Auch für ein Bündnis mit dem „Bösen“ gibt es immer genug scheinbar gute Motive. Denken Sie nur an Charaktere wie Saruman aus „Der Herr der Ringe“, der sich mit Sauron verbündete, da er glaubte, dass das Gute Saurons mächtige Armeen niemals schlagen könne. Oder an Agentenfilme wie „Mission Impossible“ oder „Der Einsatz“, bei denen desillusionierte frühere Helden zu Antagonisten werden, weil sie sich von ihren Regierungen verraten und ausgenutzt fühlen.

Ein solcher Kniff hat das Zeug dazu, den Protagonisten z.B. im großen Finale gegen seinen früheren Lehrmeister antreten zu lassen, der mittlerweile auf der bösen Seite steht oder sich gar als der eigentliche Antagonist entpuppt.

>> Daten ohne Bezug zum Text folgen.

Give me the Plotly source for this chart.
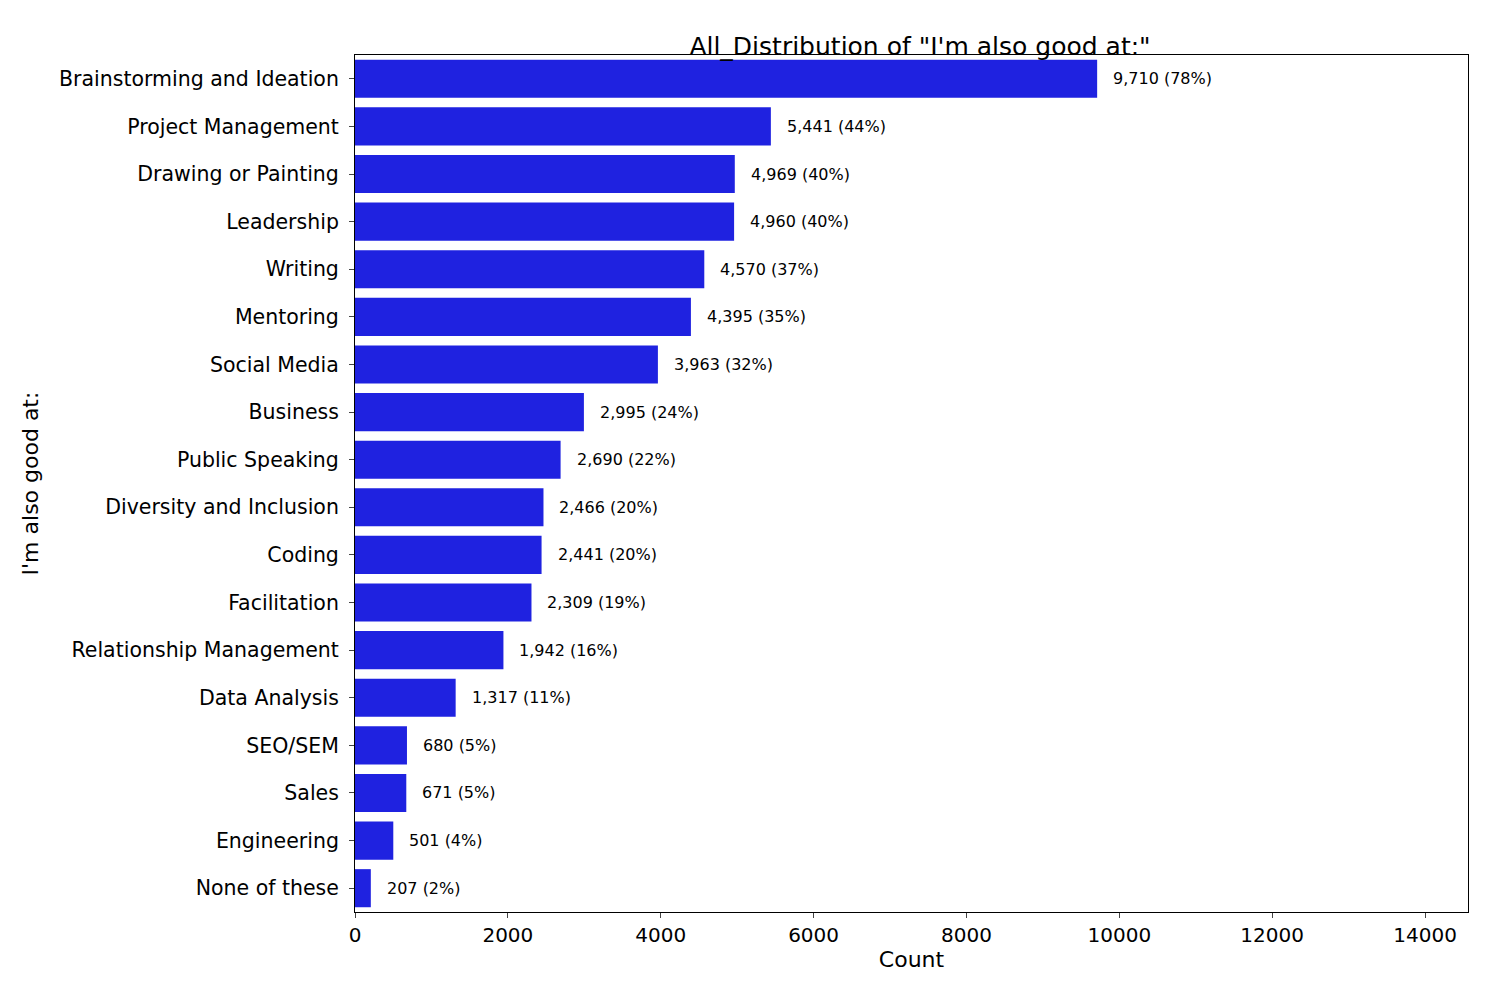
import plotly.graph_objects as go

skills = ["Brainstorming and Ideation", "Project Management", "Drawing or Painting", "Leadership",
          "Writing", "Mentoring", "Social Media", "Business", "Public Speaking",
          "Diversity and Inclusion", "Coding", "Facilitation", "Relationship Management",
          "Data Analysis", "SEO/SEM", "Sales", "Engineering", "None of these"]
counts = [9710, 5441, 4969, 4960, 4570, 4395, 3963, 2995, 2690, 2466, 2441, 2309, 1942, 1317, 680, 671, 501, 207]
percents = [78, 44, 40, 40, 37, 35, 32, 24, 22, 20, 20, 19, 16, 11, 5, 5, 4, 2]
x_ticks = [0, 2000, 4000, 6000, 8000, 10000, 12000, 14000]

labels = [f"{c:,} ({p}%)" for c, p in zip(counts, percents)]

fig = go.Figure(go.Bar(
    x=counts, y=skills, orientation="h", width=0.8,
    marker=dict(color="#1f22e0", line=dict(width=0)),
))

# value labels a bit right of each bar end
for s, c, lab in zip(skills, counts, labels):
    fig.add_annotation(x=c, y=s, text=lab, showarrow=False, xanchor="left", xshift=14,
                       font=dict(size=16, color="black"))

fig.update_layout(
    width=1500, height=1000,
    font=dict(family="DejaVu Sans", color="black", size=20),
    paper_bgcolor="white", plot_bgcolor="white",
    margin=dict(l=347, r=40, t=47, b=96),
    title=dict(text="All_Distribution of \"I'm also good at:\"", x=0.608, xanchor="center",
               y=0.962, yanchor="middle", font=dict(size=25)),
    showlegend=False,
)
fig.update_xaxes(range=[0, 14562], tickvals=x_ticks, ticktext=[str(t) for t in x_ticks],
                 showgrid=False, zeroline=False, showline=True, linecolor="black", mirror=True,
                 ticks="outside", ticklen=5, tickfont=dict(size=20),
                 title=dict(text="Count", font=dict(size=22), standoff=4))
fig.update_yaxes(categoryorder="array", categoryarray=skills[::-1],
                 showgrid=False, showline=True, linecolor="black", mirror=True,
                 ticks="outside", ticklen=5, tickfont=dict(size=20.5), ticklabelstandoff=6,
                 range=[-0.5, len(skills) - 0.5],
                 title=dict(text="I'm also good at:", font=dict(size=22), standoff=14))

fig.write_html("out.html")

Sie sehen, welche interessanten Möglichkeiten sich aus einer solchen „Casting-Aktion“ ergeben können. Lassen Sie es einfach mal auf einen Versuch ankommen und starten Sie Ihren nächsten Roman mit einem zünftigen Casting, um die perfekte Besetzung für die wichtigen Rollen in Ihrer Handlung zu finden.

Sie werden sehen, dass es nicht nur Spaß macht, sondern das Potential Ihrer Romanidee nochmal deutlich steigert.